As such, the house is filled with storied bequests. The living room features iconic mid-century pieces from Peter’s father, an Eames lounge and Le Corbusier club chair; the latter, once part of a pair, was destined for the town dump because its twin was damaged in a move. “He decided that since he didn’t have both, he didn’t need either,” says Peter. “Can you believe it? We were like, ‘Yep, we’ll take that.’” Vintage Oriental rugs from Karen’s great uncle bring softness, texture and color to the cement floor’s wide canvas. A desk in the guest bedroom has been in Karen’s family for centuries; during a war in the 1700s, it was filled with family treasures—silver candelabras, old passports, handwritten letters from a daughter coming of age to her worried parents—and hidden beneath a bridge in Copenhagen for safekeeping. When her mother died, the desk showed up at Karen’s door still full of the original remembrances. “It’s a pretty crazy little vault,” she says.
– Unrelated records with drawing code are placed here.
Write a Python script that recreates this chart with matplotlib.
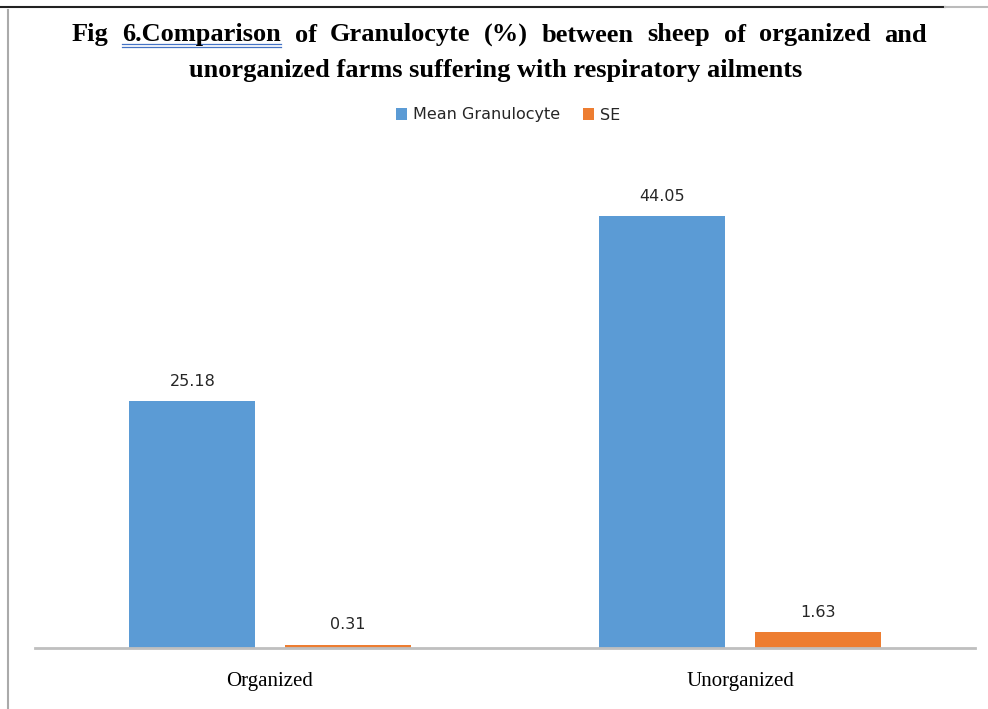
import matplotlib
matplotlib.use("Agg")
import matplotlib.pyplot as plt
from matplotlib.lines import Line2D

categories = ["Organized", "Unorganized"]
mean_gran = [25.18, 44.05]
se_vals = [0.31, 1.63]
series_names = ["Mean Granulocyte", "SE"]
title_line1 = "Fig 6.Comparison of Granulocyte (%) between sheep of organized and"
title_line2 = "unorganized farms suffering with respiratory ailments"

BLUE = "#5b9bd5"
ORANGE = "#ed7d31"
W, H = 988, 709

fig = plt.figure(figsize=(W/100, H/100), dpi=100)
ax = fig.add_axes([35/W, 1 - 648/H, 940/W, 490/H])

x = list(range(len(categories)))
w = 0.268
off = 0.165
b1 = ax.bar([i - off for i in x], mean_gran, w, color=BLUE, label=series_names[0])
b2 = ax.bar([i + off for i in x], se_vals, w, color=ORANGE, label=series_names[1])

for bars, vals in ((b1, mean_gran), (b2, se_vals)):
    for r, v in zip(bars, vals):
        ax.annotate("%.2f" % v, (r.get_x() + r.get_width()/2, r.get_height()),
                    xytext=(0, 9), textcoords="offset points", ha="center", va="bottom",
                    fontsize=11.5, family="DejaVu Sans", color="#262626")

ax.set_xlim(-0.5, 1.5)
ax.set_ylim(0, 50)
ax.set_yticks([])
ax.set_xticks(x)
ax.set_xticklabels(categories, family="Liberation Serif", fontsize=15)
ax.tick_params(axis="x", length=0, pad=17)
for s in ("top", "right", "left"):
    ax.spines[s].set_visible(False)
ax.spines["bottom"].set_color("#bfbfbf")
ax.spines["bottom"].set_linewidth(2)

# title: first line justified between x=72 and x=927 like the Word original
tkw = dict(family="Liberation Serif", weight="bold", fontsize=19, va="center")
fig.canvas.draw()
rend = fig.canvas.get_renderer()
words = title_line1.split()
widths = []
for wd in words:
    t = fig.text(0, 0, wd, **tkw)
    widths.append(t.get_window_extent(rend).width)
    t.remove()
x0, x1 = 72, 927
gap = (x1 - x0 - sum(widths)) / (len(words) - 1)
cur = x0
y1 = 1 - 35/H
for wd, wid in zip(words, widths):
    fig.text(cur/W, y1, wd, ha="left", **tkw)
    if wd.startswith("6."):
        # Word's blue double underline under the flagged word
        for yy in (44, 47):
            fig.add_artist(Line2D([cur/W, (cur + wid)/W], [1 - yy/H]*2,
                                  color="#4472c4", lw=0.9, transform=fig.transFigure))
    cur += wid + gap
fig.text(0.502, 1 - 70/H, title_line2, ha="center", **tkw)

fig.legend(handles=[b1, b2], loc="center", bbox_to_anchor=(508/W, 1 - 115/H), ncol=2,
           frameon=False, prop={"family": "DejaVu Sans", "size": 11.5}, handlelength=0.7,
           handleheight=0.7, columnspacing=1.4, handletextpad=0.4, labelcolor="#262626")

# page edges of the screenshot: dark top rule, grey left rule
fig.add_artist(Line2D([0, 945/W], [1 - 7/H]*2, color="#222222", lw=1.5, transform=fig.transFigure))
fig.add_artist(Line2D([945/W, 1], [1 - 7/H]*2, color="#bbbbbb", lw=1.5, transform=fig.transFigure))
fig.add_artist(Line2D([8/W]*2, [0, 1 - 10/H], color="#aaaaaa", lw=1.5, transform=fig.transFigure))

fig.savefig("out.png", dpi=100)
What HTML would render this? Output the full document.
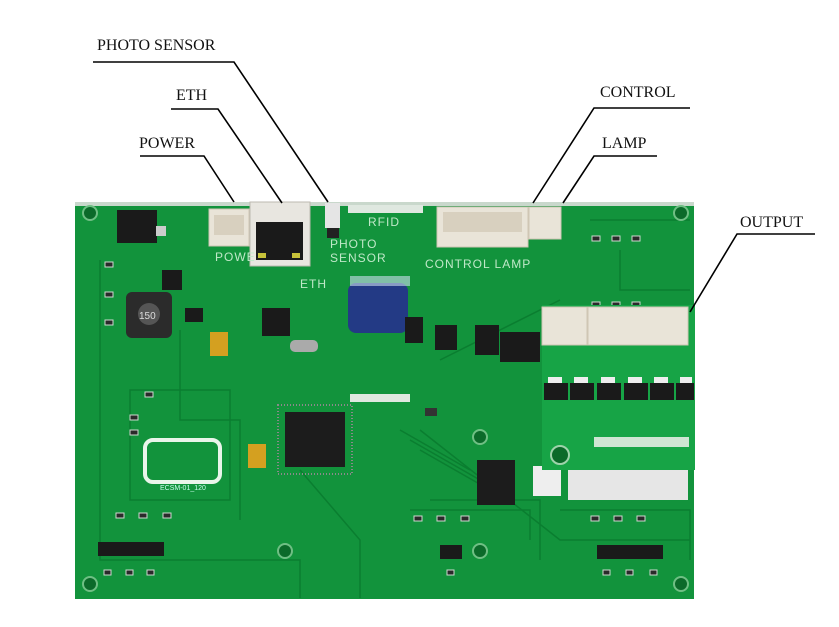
<!DOCTYPE html>
<html><head><meta charset="utf-8"><style>
html,body{margin:0;padding:0;background:#fff;width:839px;height:627px;overflow:hidden}
svg{display:block}
.t{font-family:"Liberation Serif",serif;font-size:16px;fill:#111}
.s{font-family:"Liberation Sans",sans-serif;fill:#bfe8c8;font-size:12px;letter-spacing:1px}
</style></head><body>
<svg width="839" height="627" viewBox="0 0 839 627" xmlns="http://www.w3.org/2000/svg">
<rect x="75" y="202" width="619" height="397" fill="#12933c"/>
<rect x="75" y="202" width="619" height="4" fill="#c9d8cc"/>
<g stroke="#0a7e30" stroke-width="1.5" fill="none">
<path d="M100 260 V560 H300 V598"/><path d="M180 330 V420 H240 V520"/><path d="M420 430 L560 540 H690"/>
<path d="M430 500 H540 V560"/><path d="M590 220 H690"/><path d="M620 250 V290 H690"/>
<path d="M130 390 H230 V500 H130 Z"/><path d="M560 510 H690 V560"/><path d="M410 510 H530 V540"/>
<path d="M300 470 L360 540 V598"/><path d="M440 360 L560 300"/>
<path d="M400 430 L470 470"/><path d="M410 440 L480 480"/><path d="M420 450 L490 490"/>
</g>
<g fill="#0b6a2a" stroke="#6fbf84" stroke-width="2">
<circle cx="90" cy="213" r="7"/><circle cx="681" cy="213" r="7"/><circle cx="90" cy="584" r="7"/><circle cx="681" cy="584" r="7"/>
<circle cx="285" cy="551" r="7"/><circle cx="480" cy="437" r="7"/><circle cx="480" cy="551" r="7"/><circle cx="608" cy="455" r="8"/>
</g>
<!-- small SMD parts -->
<g fill="#2a2a2a" stroke="#cfd8cf" stroke-width="1">
<rect x="105" y="262" width="8" height="5"/><rect x="105" y="292" width="8" height="5"/><rect x="105" y="320" width="8" height="5"/>
<rect x="145" y="392" width="8" height="5"/><rect x="130" y="415" width="8" height="5"/><rect x="130" y="430" width="8" height="5"/>
<rect x="116" y="513" width="8" height="5"/><rect x="139" y="513" width="8" height="5"/><rect x="163" y="513" width="8" height="5"/>
<rect x="414" y="516" width="8" height="5"/><rect x="437" y="516" width="8" height="5"/><rect x="461" y="516" width="8" height="5"/>
<rect x="591" y="516" width="8" height="5"/><rect x="614" y="516" width="8" height="5"/><rect x="637" y="516" width="8" height="5"/>
<rect x="592" y="236" width="8" height="5"/><rect x="612" y="236" width="8" height="5"/><rect x="632" y="236" width="8" height="5"/>
<rect x="592" y="302" width="8" height="5"/><rect x="612" y="302" width="8" height="5"/><rect x="632" y="302" width="8" height="5"/>
<rect x="104" y="570" width="7" height="5"/><rect x="126" y="570" width="7" height="5"/><rect x="147" y="570" width="7" height="5"/>
<rect x="447" y="570" width="7" height="5"/><rect x="603" y="570" width="7" height="5"/><rect x="626" y="570" width="7" height="5"/><rect x="650" y="570" width="7" height="5"/>
</g>
<rect x="209" y="209" width="40" height="37" fill="#e9e4d8" stroke="#cfc6b4"/>
<rect x="214" y="215" width="30" height="20" fill="#d8d0bf"/>
<rect x="250" y="202" width="60" height="64" fill="#e8e6e0" stroke="#bdb9b0"/>
<rect x="256" y="222" width="47" height="38" fill="#1a1a1a"/>
<rect x="258" y="253" width="8" height="5" fill="#c7c23a"/><rect x="292" y="253" width="8" height="5" fill="#c7c23a"/>
<rect x="325" y="203" width="15" height="25" fill="#e5e5e5"/><rect x="327" y="228" width="12" height="10" fill="#222"/>
<rect x="348" y="205" width="75" height="8" fill="#dfe8e0"/>
<rect x="437" y="207" width="91" height="40" fill="#e9e4d8" stroke="#cfc6b4"/>
<rect x="443" y="212" width="79" height="20" fill="#d8d0bf"/>
<rect x="529" y="207" width="32" height="32" fill="#e9e4d8" stroke="#cfc6b4"/>
<text x="368" y="226" class="s">RFID</text>
<text x="330" y="248" class="s">PHOTO</text><text x="330" y="262" class="s">SENSOR</text>
<text x="215" y="261" class="s">POWE</text><text x="300" y="288" class="s">ETH</text>
<text x="425" y="268" class="s">CONTROL LAMP</text>
<rect x="117" y="210" width="40" height="33" fill="#1a1a1a"/><rect x="156" y="226" width="10" height="10" fill="#ccc"/>
<rect x="126" y="292" width="46" height="46" rx="6" fill="#2b2b2b"/><circle cx="149" cy="314" r="11" fill="#555"/>
<text x="139" y="319" font-family="Liberation Sans" font-size="10" fill="#ddd">150</text>
<rect x="162" y="270" width="20" height="20" fill="#1a1a1a"/>
<rect x="185" y="308" width="18" height="14" fill="#1a1a1a"/>
<rect x="210" y="332" width="18" height="24" fill="#d4a020"/>
<rect x="248" y="444" width="18" height="24" fill="#d4a020"/>
<rect x="262" y="308" width="28" height="28" fill="#1a1a1a"/>
<rect x="285" y="412" width="60" height="55" fill="#1c1c1c"/>
<rect x="278" y="405" width="74" height="69" fill="none" stroke="#8a8a8a" stroke-width="2" stroke-dasharray="1 2"/>
<rect x="290" y="340" width="28" height="12" rx="5" fill="#aaa"/>
<rect x="145" y="440" width="75" height="42" rx="8" fill="none" stroke="#e9f5ea" stroke-width="4"/>
<text x="160" y="490" font-family="Liberation Sans" font-size="7" fill="#cfe">ECSM-01_120</text>
<rect x="348" y="283" width="60" height="50" rx="8" fill="#233a85"/>
<rect x="350" y="276" width="60" height="10" fill="#cde" opacity="0.6"/>
<rect x="405" y="317" width="18" height="26" fill="#1a1a1a"/>
<rect x="435" y="325" width="22" height="25" fill="#1a1a1a"/>
<rect x="475" y="325" width="24" height="30" fill="#1a1a1a"/>
<rect x="500" y="332" width="40" height="30" fill="#1a1a1a"/>
<rect x="350" y="394" width="60" height="8" fill="#dfe8e0"/>
<rect x="425" y="408" width="12" height="8" fill="#333"/>
<rect x="477" y="460" width="38" height="45" fill="#1c1c1c"/>
<rect x="533" y="466" width="28" height="30" fill="#eee"/>
<rect x="568" y="468" width="120" height="32" fill="#e6e6e6"/>
<rect x="542" y="305" width="153" height="165" fill="#17a446"/>
<rect x="542" y="307" width="45" height="38" fill="#e9e4d8" stroke="#cfc6b4"/>
<rect x="588" y="307" width="100" height="38" fill="#e9e4d8" stroke="#cfc6b4"/>
<g fill="#1a1a1a">
<rect x="544" y="383" width="24" height="17"/><rect x="570" y="383" width="24" height="17"/><rect x="597" y="383" width="24" height="17"/>
<rect x="624" y="383" width="24" height="17"/><rect x="650" y="383" width="24" height="17"/><rect x="676" y="383" width="18" height="17"/>
</g>
<g fill="#eee"><rect x="548" y="377" width="14" height="6"/><rect x="574" y="377" width="14" height="6"/><rect x="601" y="377" width="14" height="6"/><rect x="628" y="377" width="14" height="6"/><rect x="654" y="377" width="14" height="6"/><rect x="680" y="377" width="12" height="6"/></g>
<rect x="594" y="437" width="95" height="10" fill="#cfe5d3"/>
<circle cx="560" cy="455" r="9" fill="#0b6a2a" stroke="#9ed3ab" stroke-width="2"/>
<g fill="#1a1a1a">
<rect x="98" y="542" width="22" height="14"/><rect x="120" y="542" width="22" height="14"/><rect x="142" y="542" width="22" height="14"/>
<rect x="440" y="545" width="22" height="14"/>
<rect x="597" y="545" width="22" height="14"/><rect x="619" y="545" width="22" height="14"/><rect x="641" y="545" width="22" height="14"/>
</g>
<g stroke="#000" stroke-width="1.6" fill="none">
<path d="M93 62 H234 L328 202"/>
<path d="M171 109 H218 L282 203"/>
<path d="M140 156 H204 L234 202"/>
<path d="M690 108 H594 L533 203"/>
<path d="M657 156 H594 L563 203"/>
<path d="M815 234 H737 L690 312"/>
</g>
<text x="97" y="50" class="t">PHOTO SENSOR</text>
<text x="176" y="100" class="t">ETH</text>
<text x="139" y="148" class="t">POWER</text>
<text x="600" y="97" class="t">CONTROL</text>
<text x="602" y="148" class="t">LAMP</text>
<text x="740" y="227" class="t">OUTPUT</text>
</svg>
</body></html>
In the open kitchen—an intentionally marble-free zone (“I couldn’t deal with the fact that mountains are being ripped apart for this stuff, no matter how beautiful it is,” says Karen) kitted out with utilitarian butcher-block countertops, a professional stove, and two oversize islands covered in an engineered surface that can withstand heat up to 750 degrees—hangs another inherited treasure, a wall hanging of vintage Royal Copenhagen porcelain with a rust-hued, abstract expressionist-style glaze. Alongside an extensive library of cooking texts both classic (Marcella Cucina by the late Italian food legend Marcella Hazan) and current (the latest Lucky Peach), the butler’s pantry around the corner also stashes cherished hand-me-downs—for instance, Karen’s grandmother’s Johnson Brothers Windsor Ware china and Peter’s mother’s crystal beer steins (mementos from her marriage to a German man in the 1970s).

The sloped roofline “was designed to connect to nature in different ways in the front and the back of the house,” says architect Geoffrey Campen. (Photo by Mariko Reed)
All things considered, the signature quality of the architecture may not be its avant-garde roof after all, but its inherent generosity. Though only two people inhabit the home on a daily basis, it certainly wasn’t designed as an exclusive couple’s retreat or a private post-kids sanctuary, but as an inviting hangout for friends and family. Gatherings at the Holmes house run the gamut from festive smørrebrød meals (elaborate Danish DIY sandwich bars from which untold combinations may arise, including herring with pickled onions, salmon with pickled cucumbers, liverpaste with bacon, or pork roast with red cabbage) to weddings (in June, the Back 40 will be the setting for the nuptials of Duncan and Hanna’s lifelong friends) and picnic concerts in the amphitheater. Last March, ominous rain clouds loomed over a show starring the Grateful Bluegrass Boys, who were concerned for their musical instruments should the skies decide to crack open. “But no one wanted the fun to end. We asked people to come inside, and within four minutes, the band was in the living room and 75 people set up their lawn chairs and picnic blankets around them,” Peter recalls fondly. “Then on with the show we went.”